Last but not least, do what follows:
after having an instance of {your_learner}.interpret(), make the following call:
Not yet. I’ll write it as I have a bit of time. But realize that a confusion matrix is a tool that shows you what your model had failed to correctly classify. plot_multi_top_losses() (given that you manage to get it working) has a parameter that saves all the misclassified stuff in a list, ordered by loss. Then you can check how many items there are, visualize them, etc…
I really apologize for the confusion
the following solved different issue, but i’m still stuck in the plot_multi_top_losses
I guess my problem is my wrong definition of preds, y, losses or interp
The correct arg for telling it the figure size is figsz (not figsize) .
But I’ll change it to figsize in the next PR for coherence with the other stuff across the library.
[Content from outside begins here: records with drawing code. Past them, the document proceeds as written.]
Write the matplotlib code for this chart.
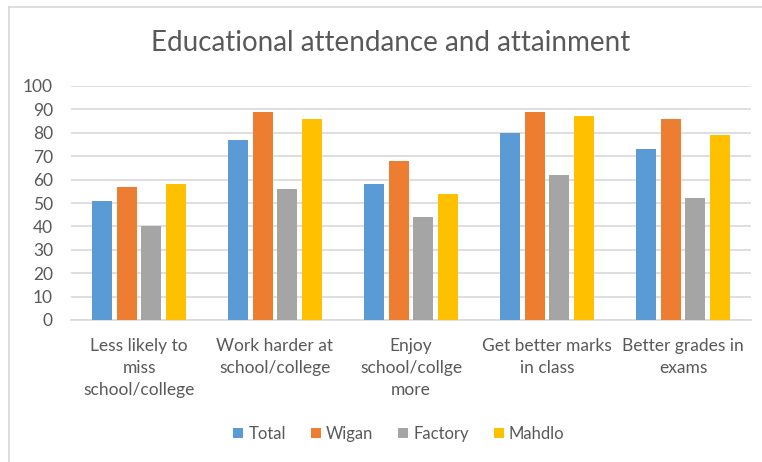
import matplotlib
matplotlib.use("Agg")
import matplotlib.pyplot as plt
import numpy as np
from matplotlib.patches import Patch
from matplotlib.lines import Line2D

categories = ["Less likely to\nmiss\nschool/college", "Work harder at\nschool/college",
              "Enjoy\nschool/collge\nmore", "Get better marks\nin class", "Better grades in\nexams"]
series_names = ["Total", "Wigan", "Factory", "Mahdlo"]
total = [51, 77, 58, 80, 73]
wigan = [57, 89, 68, 89, 86]
factory = [40, 56, 44, 62, 52]
mahdlo = [58, 86, 54, 87, 79]
yticks = [0, 10, 20, 30, 40, 50, 60, 70, 80, 90, 100]

colors = ["#5B9BD5", "#ED7D31", "#A5A5A5", "#FFC000"]
plt.rcParams['font.family'] = ['Lato', 'DejaVu Sans']
txt = "#595959"

fig = plt.figure(figsize=(7.62, 4.62), dpi=100)
W, H = 762, 462
ax = fig.add_axes([71 / W, 1 - 320 / H, (751 - 71) / W, (320 - 86) / H])

x = np.arange(len(categories))
pitch = 0.181
width = 0.145
for i, (vals, c) in enumerate(zip([total, wigan, factory, mahdlo], colors)):
    ax.bar(x + (i - 1.5) * pitch, vals, width, color=c, label=series_names[i], zorder=3)

ax.set_xlim(-0.5, len(categories) - 0.5)
ax.set_ylim(0, 100)
ax.set_yticks(yticks)
ax.set_yticklabels([str(v) for v in yticks])
ax.yaxis.grid(True, color="#D9D9D9", linewidth=1.2, zorder=0)
ax.set_axisbelow(True)
for s in ["top", "right", "left"]:
    ax.spines[s].set_visible(False)
ax.spines["bottom"].set_color("#D9D9D9")
ax.spines["bottom"].set_linewidth(1.2)
ax.set_xticks(x)
ax.set_xticklabels(categories, linespacing=1.46)
ax.tick_params(axis="y", length=0, pad=13, labelsize=12.5, labelcolor=txt)
ax.tick_params(axis="x", length=0, pad=13, labelsize=12.5, labelcolor=txt)

fig.text(391 / W, 1 - 43 / H, "Educational attendance and attainment", ha="center", va="center",
         fontsize=20, color=txt)

handles = [Patch(facecolor=c, edgecolor="none") for c in colors]
fig.legend(handles, series_names, loc="center", bbox_to_anchor=(399 / W, 1 - 434 / H), ncol=4,
           frameon=False, fontsize=12, labelcolor=txt, handlelength=0.6, handleheight=0.6,
           handletextpad=0.3, columnspacing=1.5)

# chart border (left and top visible)
fig.add_artist(Line2D([9 / W, 9 / W], [0, 1 - 7 / H], transform=fig.transFigure, color="#D9D9D9", lw=1.2))
fig.add_artist(Line2D([9 / W, 1], [1 - 7 / H, 1 - 7 / H], transform=fig.transFigure, color="#D9D9D9", lw=1.2))

fig.savefig("out.png", dpi=100)
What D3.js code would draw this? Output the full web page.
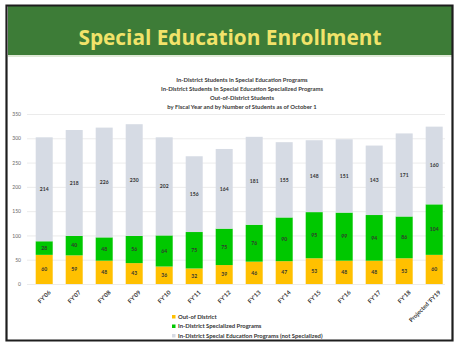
<!DOCTYPE html>
<html>
<head>
<meta charset="utf-8">
<script src="https://cdn.jsdelivr.net/npm/d3@7"></script>
<style>
  html, body { margin: 0; padding: 0; background: #ffffff; }
  svg { display: block; }
</style>
</head>
<body>
<svg id="chart" width="454" height="343"></svg>
<script>
// Fiscal years on the category axis
const years = ["FY'06", "FY'07", "FY'08", "FY'09", "FY'10", "FY'11", "FY'12",
               "FY'13", "FY'14", "FY'15", "FY'16", "FY'17", "FY'18", "Projected 'FY19"];

// Enrollment counts per series (students as of October 1)
const outOfDistrict = [60, 59, 48, 43, 36, 32, 39, 46, 47, 53, 48, 48, 53, 60];
const specialized   = [28, 40, 48, 56, 64, 75, 75, 76, 90, 95, 99, 94, 86, 104];
const notSpecialized = [214, 218, 226, 230, 202, 156, 164, 181, 155, 148, 151, 143, 171, 160];

const yTicks = [0, 50, 100, 150, 200, 250, 300, 350];

const seriesNames = ["Out-of District", "In-District Specialized Programs",
                     "In-District Special Education Programs (not Specialized)"];
const seriesColors = ["#ffc000", "#00c800", "#d6dbe4"];

const subtitleLines = [
  "In-District Students in Special Education Programs",
  "In-District Students In Special Education Specialized Programs",
  "Out-of-District Students",
  "by Fiscal Year and by Number of Students as of October 1"
];

const svg = d3.select("#chart");
const W = 454, H = 343;
const font = "Lato, 'Open Sans', 'DejaVu Sans', sans-serif";

// Slide frame and header band
svg.append("rect").attr("x", 0).attr("y", 0).attr("width", W).attr("height", H).attr("fill", "#ffffff");
svg.append("rect").attr("x", 8).attr("y", 6).attr("width", W - 10).attr("height", 49).attr("fill", "#3d7c37");
svg.append("rect").attr("x", 8).attr("y", 55).attr("width", W - 10).attr("height", 2).attr("fill", "#dfe9d6");
svg.append("path")
  .attr("d", `M6.5,${H - 2.5} L6.5,5.5 L${W - 1.5},5.5 L${W - 1.5},${H - 2.5} Z`)
  .attr("fill", "none").attr("stroke", "#1e1e1e").attr("stroke-width", 2.2);

svg.append("text")
  .attr("x", 230).attr("y", 45)
  .attr("text-anchor", "middle")
  .attr("font-family", "'Open Sans', Lato, sans-serif")
  .attr("font-weight", "bold")
  .attr("font-size", 20.8)
  .attr("fill", "#f1e36a")
  .text("Special Education Enrollment");

// Subtitle block
svg.append("g").selectAll("text").data(subtitleLines).join("text")
  .attr("x", 242).attr("y", (d, i) => 81.5 + i * 9.2)
  .attr("text-anchor", "middle")
  .attr("font-family", font).attr("font-weight", "bold")
  .attr("font-size", 5.9).attr("fill", "#3a3a3a")
  .text(d => d);

// Scales
const x = d3.scaleBand().domain(years).range([29.2, 449.2])
  .paddingInner(0.433).paddingOuter(0.2167);
const y = d3.scaleLinear().domain([0, 350]).range([284, 114]);

// Gridlines and y labels
const yAxis = d3.axisLeft(y).tickValues(yTicks).tickSize(-(445 - 27)).tickPadding(6);
const gy = svg.append("g").attr("transform", "translate(27,0)").call(yAxis);
gy.select(".domain").remove();
gy.selectAll(".tick line").attr("stroke", "#e6e6e6").attr("stroke-width", 0.8);
gy.selectAll(".tick text").attr("font-family", font).attr("font-size", 5)
  .attr("fill", "#666666");

// Stacked bars
const rows = years.map((yr, i) => ({
  year: yr, a: outOfDistrict[i], b: specialized[i], c: notSpecialized[i]
}));
const stack = d3.stack().keys(["a", "b", "c"])(rows);

const layers = svg.append("g").selectAll("g").data(stack).join("g")
  .attr("fill", (d, i) => seriesColors[i]);

layers.selectAll("rect").data(d => d).join("rect")
  .attr("x", d => x(d.data.year))
  .attr("width", x.bandwidth())
  .attr("y", d => y(d[1]))
  .attr("height", d => y(d[0]) - y(d[1]));

// Value labels centred in each segment
const labels = svg.append("g");
stack.forEach((layer) => {
  labels.selectAll(null).data(layer).join("text")
    .attr("x", d => x(d.data.year) + x.bandwidth() / 2)
    .attr("y", d => y((d[0] + d[1]) / 2) + 1.8)
    .attr("text-anchor", "middle")
    .attr("font-family", font).attr("font-weight", "bold")
    .attr("font-size", 5).attr("fill", "#333333")
    .text(d => d[1] - d[0]);
});

// Category axis labels, rotated
const xAxis = d3.axisBottom(x).tickSize(0).tickPadding(0);
const gx = svg.append("g").attr("transform", "translate(0,288)").call(xAxis);
gx.select(".domain").remove();
gx.selectAll(".tick text")
  .attr("font-family", font).attr("font-weight", "bold")
  .attr("font-size", 5.9).attr("fill", "#333333")
  .attr("text-anchor", "end")
  .attr("dy", "0.7em")
  .attr("transform", "translate(4,2) rotate(-45)");

// Legend
const legend = svg.append("g").attr("transform", "translate(172,318)");
const items = legend.selectAll("g").data(seriesNames).join("g")
  .attr("transform", (d, i) => `translate(0,${i * 9.5})`);
items.append("rect").attr("x", 0).attr("y", -3).attr("width", 3.5).attr("height", 3.5)
  .attr("fill", (d, i) => seriesColors[i]);
items.append("text").attr("x", 6).attr("y", 0.8)
  .attr("font-family", font).attr("font-weight", "bold")
  .attr("font-size", 5.9).attr("fill", "#333333")
  .text(d => d);
</script>
</body>
</html>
In any case, use shift+tab to view all the available params, maybe you’ll find other thing which can be interesting for your use case.
Note also:
plot_multi_top_losses() doesn’t need an explicit call to top_losses() beforehand. It’s done internally with the correct params for the use case at hand.
if you call top_losses(data.c) and your data is labeled by the means of a single column (as it seems to be, like in the planet dataset), you will only get the first N entries, where N is the number of classes. Conversely, if you were dealing with one-hot labeling, a call to top_losses(data.c) would have yielded the whole matrix of losses, where you would have had the loss for each class along the row axis.